The Village Community Co-operative
- Formation: late 1970s
- Type: Co-operative; permaculture project
- Purpose: Sustainable living; permaculture; community education
- Headquarters: Prospect, South Australia
- Location: Kuipto Forest, south of Meadows, South Australia;
- Coordinates: 34°52′59″S 138°35′35″E﻿ / ﻿34.8830°S 138.5930°E
- Region served: South Australia
- Products: Village Store; Village Natural Technology Systems
- Fields: Permaculture; renewable energy; community workshops
- Affiliations: CANE; Friends of the Earth

= Village Community Co-operative =

The Village Community Co-operative was established in the City of Prospect near Adelaide, South Australia in the late 1970s. The co-operative was established as a multiple occupancy permaculture project at Kuipto Forest, south of Meadows. The community held fairs and meetings in town, field days and workshops at Kuipto and in Prospect.

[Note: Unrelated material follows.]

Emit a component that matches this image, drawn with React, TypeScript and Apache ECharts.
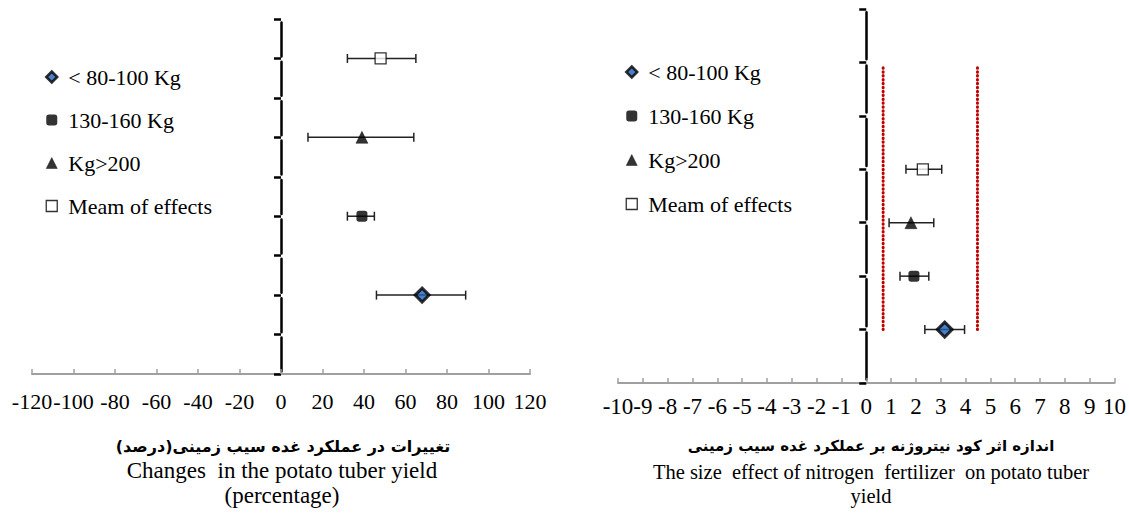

The Co-operative was originally run from a house on Braund Rd, Prospect. The house had a shop front which was opened as The Village Store. This evolved into Village Natural Technology Systems with a focus on solar, wind, sustainable house design, permaculture, books and workshops.

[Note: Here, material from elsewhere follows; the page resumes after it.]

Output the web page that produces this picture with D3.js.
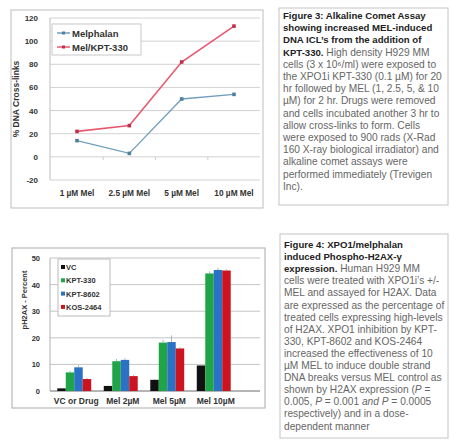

Village Natural Technology Systems moved to Prospect Road, Prospect in the early 1980s and the Co-operative owned store was opened by the Honorable John Bannon, Premier of South Australia, on November 26, 1983

The Village Community Co-operative was also active in the anti-nuclear movement collaborating with CANE and Friends of the Earth to produce Your carry anywhere anti - uranium songbook for Australia.